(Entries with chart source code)
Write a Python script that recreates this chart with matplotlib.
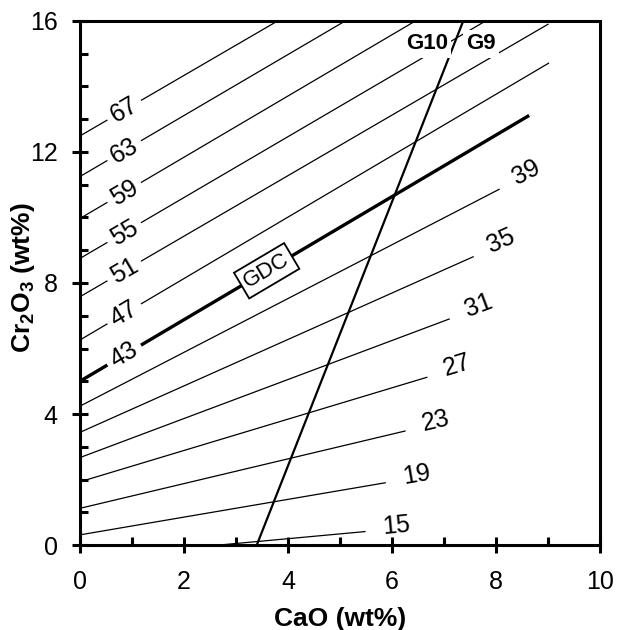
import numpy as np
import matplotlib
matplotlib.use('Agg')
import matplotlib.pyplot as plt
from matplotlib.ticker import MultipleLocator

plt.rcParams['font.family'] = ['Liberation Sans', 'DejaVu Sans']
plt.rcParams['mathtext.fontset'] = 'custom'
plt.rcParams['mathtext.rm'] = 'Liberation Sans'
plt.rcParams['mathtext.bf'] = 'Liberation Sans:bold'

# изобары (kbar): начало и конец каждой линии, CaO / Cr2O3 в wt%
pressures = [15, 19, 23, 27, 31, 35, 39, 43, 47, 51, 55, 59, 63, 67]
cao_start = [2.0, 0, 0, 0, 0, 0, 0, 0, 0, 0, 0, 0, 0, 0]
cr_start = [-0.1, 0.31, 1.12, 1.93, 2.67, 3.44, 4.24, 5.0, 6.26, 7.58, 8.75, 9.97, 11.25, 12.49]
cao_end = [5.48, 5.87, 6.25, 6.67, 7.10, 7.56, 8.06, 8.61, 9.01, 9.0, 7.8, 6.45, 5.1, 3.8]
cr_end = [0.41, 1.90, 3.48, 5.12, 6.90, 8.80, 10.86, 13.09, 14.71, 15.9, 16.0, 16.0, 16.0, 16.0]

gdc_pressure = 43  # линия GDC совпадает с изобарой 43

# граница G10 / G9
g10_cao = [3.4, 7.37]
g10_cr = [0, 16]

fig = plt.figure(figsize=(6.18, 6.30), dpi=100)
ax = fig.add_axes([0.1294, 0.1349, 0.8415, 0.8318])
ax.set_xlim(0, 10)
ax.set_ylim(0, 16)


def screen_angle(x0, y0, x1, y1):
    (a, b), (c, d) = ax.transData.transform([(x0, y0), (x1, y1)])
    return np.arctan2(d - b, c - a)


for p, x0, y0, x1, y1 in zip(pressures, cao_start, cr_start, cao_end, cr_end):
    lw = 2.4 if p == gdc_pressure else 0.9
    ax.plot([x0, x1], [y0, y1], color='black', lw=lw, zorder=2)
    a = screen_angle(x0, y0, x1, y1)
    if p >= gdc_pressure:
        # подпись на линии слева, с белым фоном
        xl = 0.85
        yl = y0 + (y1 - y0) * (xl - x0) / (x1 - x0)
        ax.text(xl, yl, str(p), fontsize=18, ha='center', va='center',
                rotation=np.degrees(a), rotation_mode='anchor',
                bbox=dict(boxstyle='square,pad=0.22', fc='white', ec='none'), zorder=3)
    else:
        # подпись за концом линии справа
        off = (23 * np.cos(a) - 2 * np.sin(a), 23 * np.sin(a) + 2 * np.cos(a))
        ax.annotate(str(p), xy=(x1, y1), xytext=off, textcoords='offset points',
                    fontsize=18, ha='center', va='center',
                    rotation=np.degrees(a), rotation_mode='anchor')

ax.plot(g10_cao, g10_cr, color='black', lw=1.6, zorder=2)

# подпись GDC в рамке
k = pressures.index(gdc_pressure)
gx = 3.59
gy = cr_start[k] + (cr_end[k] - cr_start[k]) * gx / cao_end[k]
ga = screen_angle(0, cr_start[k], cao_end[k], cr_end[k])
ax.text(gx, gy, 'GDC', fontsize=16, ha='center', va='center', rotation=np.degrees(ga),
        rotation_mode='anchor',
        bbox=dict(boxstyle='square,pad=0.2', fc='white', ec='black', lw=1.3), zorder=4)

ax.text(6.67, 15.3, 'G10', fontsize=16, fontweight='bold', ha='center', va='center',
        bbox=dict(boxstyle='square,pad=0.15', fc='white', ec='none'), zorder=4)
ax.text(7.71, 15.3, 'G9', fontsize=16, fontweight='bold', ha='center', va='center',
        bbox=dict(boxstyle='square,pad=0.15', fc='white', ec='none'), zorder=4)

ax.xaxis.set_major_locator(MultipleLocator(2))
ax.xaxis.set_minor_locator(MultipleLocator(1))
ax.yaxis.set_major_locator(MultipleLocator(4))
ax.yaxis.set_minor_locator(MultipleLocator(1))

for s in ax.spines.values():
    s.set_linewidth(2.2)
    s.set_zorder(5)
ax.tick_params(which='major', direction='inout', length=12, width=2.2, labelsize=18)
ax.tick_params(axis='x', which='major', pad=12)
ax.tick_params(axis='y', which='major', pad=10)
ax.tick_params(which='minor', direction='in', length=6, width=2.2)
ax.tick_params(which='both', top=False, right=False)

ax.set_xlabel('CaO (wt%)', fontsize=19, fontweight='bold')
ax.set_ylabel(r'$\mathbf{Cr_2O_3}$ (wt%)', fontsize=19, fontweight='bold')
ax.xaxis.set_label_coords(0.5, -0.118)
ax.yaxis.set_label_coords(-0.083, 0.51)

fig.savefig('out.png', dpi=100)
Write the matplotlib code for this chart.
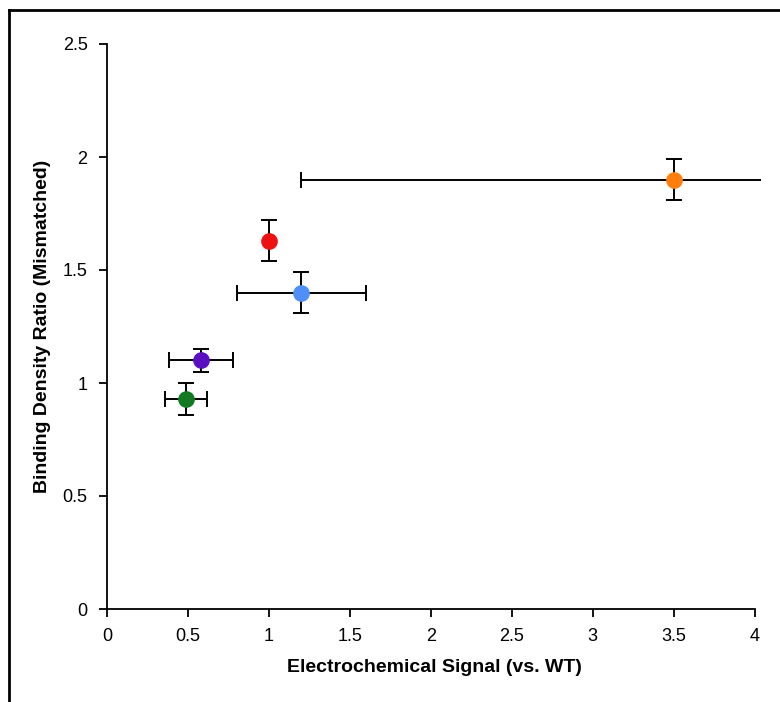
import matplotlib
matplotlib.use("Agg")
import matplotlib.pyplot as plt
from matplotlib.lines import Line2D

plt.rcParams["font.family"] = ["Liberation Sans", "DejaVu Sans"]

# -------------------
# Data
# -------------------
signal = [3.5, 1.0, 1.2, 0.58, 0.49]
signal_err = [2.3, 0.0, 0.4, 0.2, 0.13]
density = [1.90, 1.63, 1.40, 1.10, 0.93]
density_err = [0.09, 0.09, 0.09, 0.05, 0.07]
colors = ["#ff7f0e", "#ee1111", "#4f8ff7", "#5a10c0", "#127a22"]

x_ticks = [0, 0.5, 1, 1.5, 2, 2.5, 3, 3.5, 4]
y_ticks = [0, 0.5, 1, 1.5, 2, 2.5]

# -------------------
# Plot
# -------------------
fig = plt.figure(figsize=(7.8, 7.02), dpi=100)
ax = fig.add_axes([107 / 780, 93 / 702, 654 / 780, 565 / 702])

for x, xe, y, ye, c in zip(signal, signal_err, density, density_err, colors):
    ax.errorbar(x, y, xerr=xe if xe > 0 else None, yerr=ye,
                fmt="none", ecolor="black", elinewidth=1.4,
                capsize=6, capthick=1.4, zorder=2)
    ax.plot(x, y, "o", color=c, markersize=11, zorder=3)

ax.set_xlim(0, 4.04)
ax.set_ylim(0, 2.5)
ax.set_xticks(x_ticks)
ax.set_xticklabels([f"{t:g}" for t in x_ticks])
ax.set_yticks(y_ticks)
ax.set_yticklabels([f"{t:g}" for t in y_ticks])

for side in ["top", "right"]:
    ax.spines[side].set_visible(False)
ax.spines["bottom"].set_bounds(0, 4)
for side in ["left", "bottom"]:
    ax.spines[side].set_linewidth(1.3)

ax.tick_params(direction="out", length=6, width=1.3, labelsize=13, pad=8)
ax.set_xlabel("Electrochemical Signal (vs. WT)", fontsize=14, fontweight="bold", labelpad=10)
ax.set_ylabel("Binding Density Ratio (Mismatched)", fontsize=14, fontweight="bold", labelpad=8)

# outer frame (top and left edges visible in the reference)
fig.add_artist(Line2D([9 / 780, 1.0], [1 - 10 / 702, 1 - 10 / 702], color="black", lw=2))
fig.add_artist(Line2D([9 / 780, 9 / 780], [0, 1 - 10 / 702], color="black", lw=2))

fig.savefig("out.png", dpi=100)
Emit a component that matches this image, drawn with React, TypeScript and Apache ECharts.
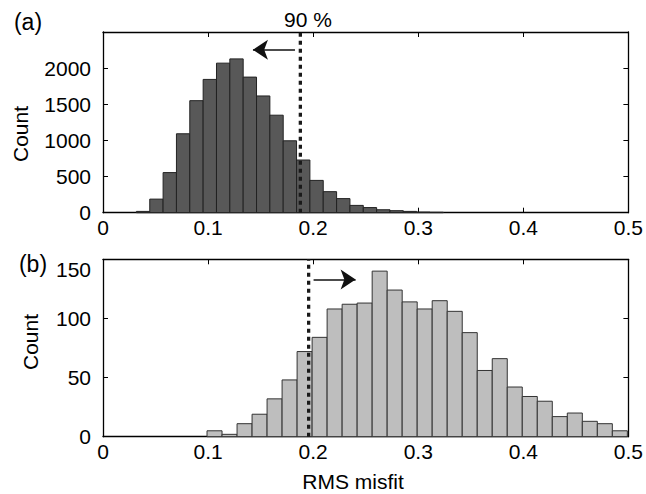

The exercise: Copy every line of the listing containing the string "this".

The solution:
Write a Python script that recreates this chart with matplotlib.
Write the matplotlib code for this chart.
Emit a component that matches this image, drawn with React, TypeScript and Apache ECharts.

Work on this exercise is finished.